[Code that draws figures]
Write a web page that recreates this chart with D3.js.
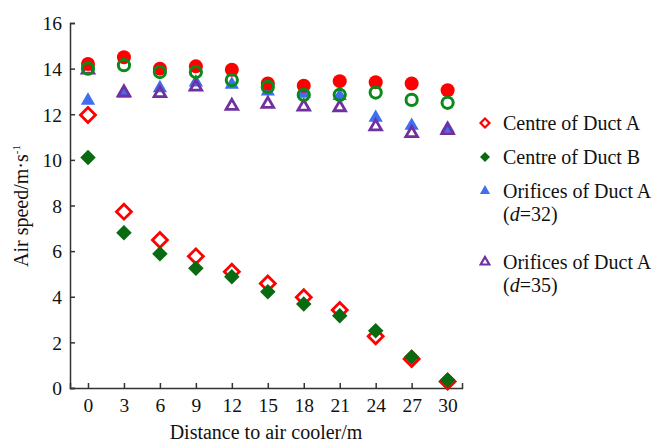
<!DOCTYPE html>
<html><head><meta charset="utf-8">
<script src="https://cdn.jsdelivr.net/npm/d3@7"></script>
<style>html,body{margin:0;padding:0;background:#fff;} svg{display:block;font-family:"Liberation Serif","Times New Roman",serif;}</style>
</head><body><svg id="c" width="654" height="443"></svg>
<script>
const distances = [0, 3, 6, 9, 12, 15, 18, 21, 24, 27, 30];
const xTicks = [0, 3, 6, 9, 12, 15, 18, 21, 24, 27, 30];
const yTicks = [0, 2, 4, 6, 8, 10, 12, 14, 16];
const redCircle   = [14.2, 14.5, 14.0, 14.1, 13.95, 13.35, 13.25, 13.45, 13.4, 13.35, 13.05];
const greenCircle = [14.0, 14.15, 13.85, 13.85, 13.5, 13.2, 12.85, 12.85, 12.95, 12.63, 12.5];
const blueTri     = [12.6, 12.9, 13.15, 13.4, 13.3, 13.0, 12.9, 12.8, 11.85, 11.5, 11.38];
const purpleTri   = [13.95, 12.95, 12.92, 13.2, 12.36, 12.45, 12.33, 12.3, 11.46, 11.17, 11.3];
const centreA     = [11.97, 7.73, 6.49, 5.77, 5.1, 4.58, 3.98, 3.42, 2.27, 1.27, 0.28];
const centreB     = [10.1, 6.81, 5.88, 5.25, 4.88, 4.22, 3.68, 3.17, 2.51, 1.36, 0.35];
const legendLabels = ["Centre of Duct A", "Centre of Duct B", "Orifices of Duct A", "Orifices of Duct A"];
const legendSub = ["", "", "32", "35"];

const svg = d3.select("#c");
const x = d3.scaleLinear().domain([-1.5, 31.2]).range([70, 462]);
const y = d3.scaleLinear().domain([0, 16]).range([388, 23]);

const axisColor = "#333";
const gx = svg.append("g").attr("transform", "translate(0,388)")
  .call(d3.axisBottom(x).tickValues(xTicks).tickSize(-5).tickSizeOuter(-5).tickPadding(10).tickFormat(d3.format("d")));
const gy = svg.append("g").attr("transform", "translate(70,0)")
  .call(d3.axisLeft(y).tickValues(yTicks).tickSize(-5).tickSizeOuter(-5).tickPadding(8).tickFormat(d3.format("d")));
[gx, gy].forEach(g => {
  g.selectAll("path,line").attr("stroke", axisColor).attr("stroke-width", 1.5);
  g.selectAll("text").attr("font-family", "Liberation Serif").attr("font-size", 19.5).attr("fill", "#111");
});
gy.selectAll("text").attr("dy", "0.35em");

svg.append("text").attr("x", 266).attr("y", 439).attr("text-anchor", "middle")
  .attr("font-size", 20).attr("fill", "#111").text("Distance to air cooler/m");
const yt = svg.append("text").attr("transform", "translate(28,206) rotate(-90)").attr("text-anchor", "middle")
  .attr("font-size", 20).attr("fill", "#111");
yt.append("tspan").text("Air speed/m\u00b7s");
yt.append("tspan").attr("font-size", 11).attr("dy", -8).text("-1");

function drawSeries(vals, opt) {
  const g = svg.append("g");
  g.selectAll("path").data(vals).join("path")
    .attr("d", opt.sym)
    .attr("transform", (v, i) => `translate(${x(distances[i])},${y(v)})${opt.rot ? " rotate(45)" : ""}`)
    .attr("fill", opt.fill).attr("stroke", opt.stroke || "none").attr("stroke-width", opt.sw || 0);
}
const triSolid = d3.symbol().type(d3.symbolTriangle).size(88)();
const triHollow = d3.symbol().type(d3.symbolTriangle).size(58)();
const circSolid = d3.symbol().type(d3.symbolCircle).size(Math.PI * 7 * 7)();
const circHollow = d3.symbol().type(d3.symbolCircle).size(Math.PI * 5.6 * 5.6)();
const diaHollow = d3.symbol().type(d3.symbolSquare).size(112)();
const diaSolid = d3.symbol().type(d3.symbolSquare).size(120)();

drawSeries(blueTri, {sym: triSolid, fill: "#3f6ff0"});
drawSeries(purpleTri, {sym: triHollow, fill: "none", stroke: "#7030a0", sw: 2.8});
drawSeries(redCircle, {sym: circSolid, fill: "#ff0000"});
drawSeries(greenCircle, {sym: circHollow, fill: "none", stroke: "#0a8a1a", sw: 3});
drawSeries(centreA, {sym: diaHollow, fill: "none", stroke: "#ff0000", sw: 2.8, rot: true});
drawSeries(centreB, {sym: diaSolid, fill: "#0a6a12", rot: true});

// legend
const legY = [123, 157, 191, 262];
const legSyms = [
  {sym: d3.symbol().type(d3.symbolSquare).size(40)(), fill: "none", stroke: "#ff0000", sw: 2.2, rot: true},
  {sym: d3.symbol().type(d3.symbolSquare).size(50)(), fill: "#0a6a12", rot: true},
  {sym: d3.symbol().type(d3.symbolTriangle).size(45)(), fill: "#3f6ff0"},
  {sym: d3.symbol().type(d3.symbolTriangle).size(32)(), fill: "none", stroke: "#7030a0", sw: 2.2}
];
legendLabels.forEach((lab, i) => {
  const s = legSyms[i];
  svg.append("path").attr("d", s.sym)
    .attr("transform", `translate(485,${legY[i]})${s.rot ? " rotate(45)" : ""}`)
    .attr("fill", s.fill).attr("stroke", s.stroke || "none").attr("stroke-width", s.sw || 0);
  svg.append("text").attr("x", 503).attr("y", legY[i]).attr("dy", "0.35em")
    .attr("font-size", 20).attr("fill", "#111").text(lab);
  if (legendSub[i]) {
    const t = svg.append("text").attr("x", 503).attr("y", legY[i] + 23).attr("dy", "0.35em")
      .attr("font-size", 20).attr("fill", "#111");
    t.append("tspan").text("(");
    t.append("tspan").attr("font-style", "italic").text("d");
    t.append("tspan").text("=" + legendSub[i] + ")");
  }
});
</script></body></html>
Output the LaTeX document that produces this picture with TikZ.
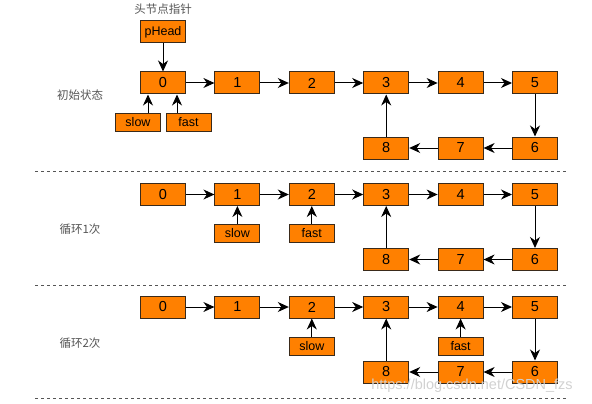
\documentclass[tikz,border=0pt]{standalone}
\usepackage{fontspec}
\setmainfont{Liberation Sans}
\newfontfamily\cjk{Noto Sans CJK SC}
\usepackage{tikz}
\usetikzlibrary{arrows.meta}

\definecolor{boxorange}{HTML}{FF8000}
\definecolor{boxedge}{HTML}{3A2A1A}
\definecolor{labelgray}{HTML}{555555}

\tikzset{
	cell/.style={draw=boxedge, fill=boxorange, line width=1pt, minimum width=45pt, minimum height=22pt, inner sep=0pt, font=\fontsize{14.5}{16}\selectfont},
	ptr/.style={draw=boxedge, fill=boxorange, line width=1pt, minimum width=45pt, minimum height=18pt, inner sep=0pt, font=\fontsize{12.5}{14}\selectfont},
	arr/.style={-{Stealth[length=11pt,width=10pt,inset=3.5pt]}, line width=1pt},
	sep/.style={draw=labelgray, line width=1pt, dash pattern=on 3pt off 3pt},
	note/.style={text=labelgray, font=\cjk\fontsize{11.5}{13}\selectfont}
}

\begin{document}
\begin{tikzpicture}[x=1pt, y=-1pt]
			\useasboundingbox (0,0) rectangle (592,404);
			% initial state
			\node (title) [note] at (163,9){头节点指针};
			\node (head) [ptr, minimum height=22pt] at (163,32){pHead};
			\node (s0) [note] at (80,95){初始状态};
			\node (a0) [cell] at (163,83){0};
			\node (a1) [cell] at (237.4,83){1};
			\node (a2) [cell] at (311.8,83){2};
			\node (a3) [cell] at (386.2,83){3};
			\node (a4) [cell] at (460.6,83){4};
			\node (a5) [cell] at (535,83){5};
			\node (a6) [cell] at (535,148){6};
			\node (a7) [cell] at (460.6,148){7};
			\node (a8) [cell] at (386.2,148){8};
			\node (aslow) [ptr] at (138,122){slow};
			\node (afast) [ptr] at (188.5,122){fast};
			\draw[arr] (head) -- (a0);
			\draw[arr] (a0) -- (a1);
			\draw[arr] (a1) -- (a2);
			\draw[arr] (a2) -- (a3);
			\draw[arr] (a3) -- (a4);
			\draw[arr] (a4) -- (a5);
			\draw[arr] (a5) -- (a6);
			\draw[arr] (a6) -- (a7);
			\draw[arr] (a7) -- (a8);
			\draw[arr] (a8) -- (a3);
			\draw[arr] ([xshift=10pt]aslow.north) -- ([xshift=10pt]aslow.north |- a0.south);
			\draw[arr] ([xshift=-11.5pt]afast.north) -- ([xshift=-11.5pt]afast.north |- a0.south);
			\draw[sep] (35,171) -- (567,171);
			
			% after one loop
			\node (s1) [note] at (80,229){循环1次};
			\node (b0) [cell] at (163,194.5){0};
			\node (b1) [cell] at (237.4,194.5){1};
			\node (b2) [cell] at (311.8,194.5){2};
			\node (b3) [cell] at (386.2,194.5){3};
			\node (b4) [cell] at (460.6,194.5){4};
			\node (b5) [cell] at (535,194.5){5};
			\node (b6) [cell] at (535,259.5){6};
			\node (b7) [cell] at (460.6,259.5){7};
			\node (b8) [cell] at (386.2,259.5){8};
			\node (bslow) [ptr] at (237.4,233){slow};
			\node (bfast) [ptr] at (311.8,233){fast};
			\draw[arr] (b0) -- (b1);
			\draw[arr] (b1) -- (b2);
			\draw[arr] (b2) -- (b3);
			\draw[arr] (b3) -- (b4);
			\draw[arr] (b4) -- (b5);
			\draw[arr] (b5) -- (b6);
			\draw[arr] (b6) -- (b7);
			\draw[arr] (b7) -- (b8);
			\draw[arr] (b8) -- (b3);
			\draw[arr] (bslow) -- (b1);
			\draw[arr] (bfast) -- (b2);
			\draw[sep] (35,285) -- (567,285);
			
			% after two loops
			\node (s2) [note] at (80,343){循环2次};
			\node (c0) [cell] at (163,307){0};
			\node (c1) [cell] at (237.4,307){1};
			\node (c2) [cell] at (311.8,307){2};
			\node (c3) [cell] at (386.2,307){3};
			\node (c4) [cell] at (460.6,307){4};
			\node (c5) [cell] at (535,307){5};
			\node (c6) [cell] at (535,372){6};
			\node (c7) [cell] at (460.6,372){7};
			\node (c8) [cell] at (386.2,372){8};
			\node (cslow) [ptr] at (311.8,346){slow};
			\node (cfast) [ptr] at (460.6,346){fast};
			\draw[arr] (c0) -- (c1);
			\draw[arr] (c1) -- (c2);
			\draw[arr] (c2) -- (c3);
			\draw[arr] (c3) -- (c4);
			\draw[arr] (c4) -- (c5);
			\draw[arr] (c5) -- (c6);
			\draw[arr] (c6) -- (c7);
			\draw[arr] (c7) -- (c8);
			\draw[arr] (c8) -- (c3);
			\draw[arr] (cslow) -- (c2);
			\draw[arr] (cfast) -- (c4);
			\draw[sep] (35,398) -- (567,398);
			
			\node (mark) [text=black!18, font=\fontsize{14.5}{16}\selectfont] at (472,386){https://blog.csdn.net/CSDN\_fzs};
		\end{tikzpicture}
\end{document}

PROBLEM DESCRIPTION:
Taking the entries above, extract every line from the one bearing "Output the LaTeX" through the one bearing "(35,171) -- (567,171);", exactly, with no pictures.

FINAL ANSWER:
Output the LaTeX document that produces this picture with TikZ.
\documentclass[tikz,border=0pt]{standalone}
\usepackage{fontspec}
\setmainfont{Liberation Sans}
\newfontfamily\cjk{Noto Sans CJK SC}
\usepackage{tikz}
\usetikzlibrary{arrows.meta}

\definecolor{boxorange}{HTML}{FF8000}
\definecolor{boxedge}{HTML}{3A2A1A}
\definecolor{labelgray}{HTML}{555555}

\tikzset{
	cell/.style={draw=boxedge, fill=boxorange, line width=1pt, minimum width=45pt, minimum height=22pt, inner sep=0pt, font=\fontsize{14.5}{16}\selectfont},
	ptr/.style={draw=boxedge, fill=boxorange, line width=1pt, minimum width=45pt, minimum height=18pt, inner sep=0pt, font=\fontsize{12.5}{14}\selectfont},
	arr/.style={-{Stealth[length=11pt,width=10pt,inset=3.5pt]}, line width=1pt},
	sep/.style={draw=labelgray, line width=1pt, dash pattern=on 3pt off 3pt},
	note/.style={text=labelgray, font=\cjk\fontsize{11.5}{13}\selectfont}
}

\begin{document}
\begin{tikzpicture}[x=1pt, y=-1pt]
			\useasboundingbox (0,0) rectangle (592,404);
			% initial state
			\node (title) [note] at (163,9){头节点指针};
			\node (head) [ptr, minimum height=22pt] at (163,32){pHead};
			\node (s0) [note] at (80,95){初始状态};
			\node (a0) [cell] at (163,83){0};
			\node (a1) [cell] at (237.4,83){1};
			\node (a2) [cell] at (311.8,83){2};
			\node (a3) [cell] at (386.2,83){3};
			\node (a4) [cell] at (460.6,83){4};
			\node (a5) [cell] at (535,83){5};
			\node (a6) [cell] at (535,148){6};
			\node (a7) [cell] at (460.6,148){7};
			\node (a8) [cell] at (386.2,148){8};
			\node (aslow) [ptr] at (138,122){slow};
			\node (afast) [ptr] at (188.5,122){fast};
			\draw[arr] (head) -- (a0);
			\draw[arr] (a0) -- (a1);
			\draw[arr] (a1) -- (a2);
			\draw[arr] (a2) -- (a3);
			\draw[arr] (a3) -- (a4);
			\draw[arr] (a4) -- (a5);
			\draw[arr] (a5) -- (a6);
			\draw[arr] (a6) -- (a7);
			\draw[arr] (a7) -- (a8);
			\draw[arr] (a8) -- (a3);
			\draw[arr] ([xshift=10pt]aslow.north) -- ([xshift=10pt]aslow.north |- a0.south);
			\draw[arr] ([xshift=-11.5pt]afast.north) -- ([xshift=-11.5pt]afast.north |- a0.south);
			\draw[sep] (35,171) -- (567,171);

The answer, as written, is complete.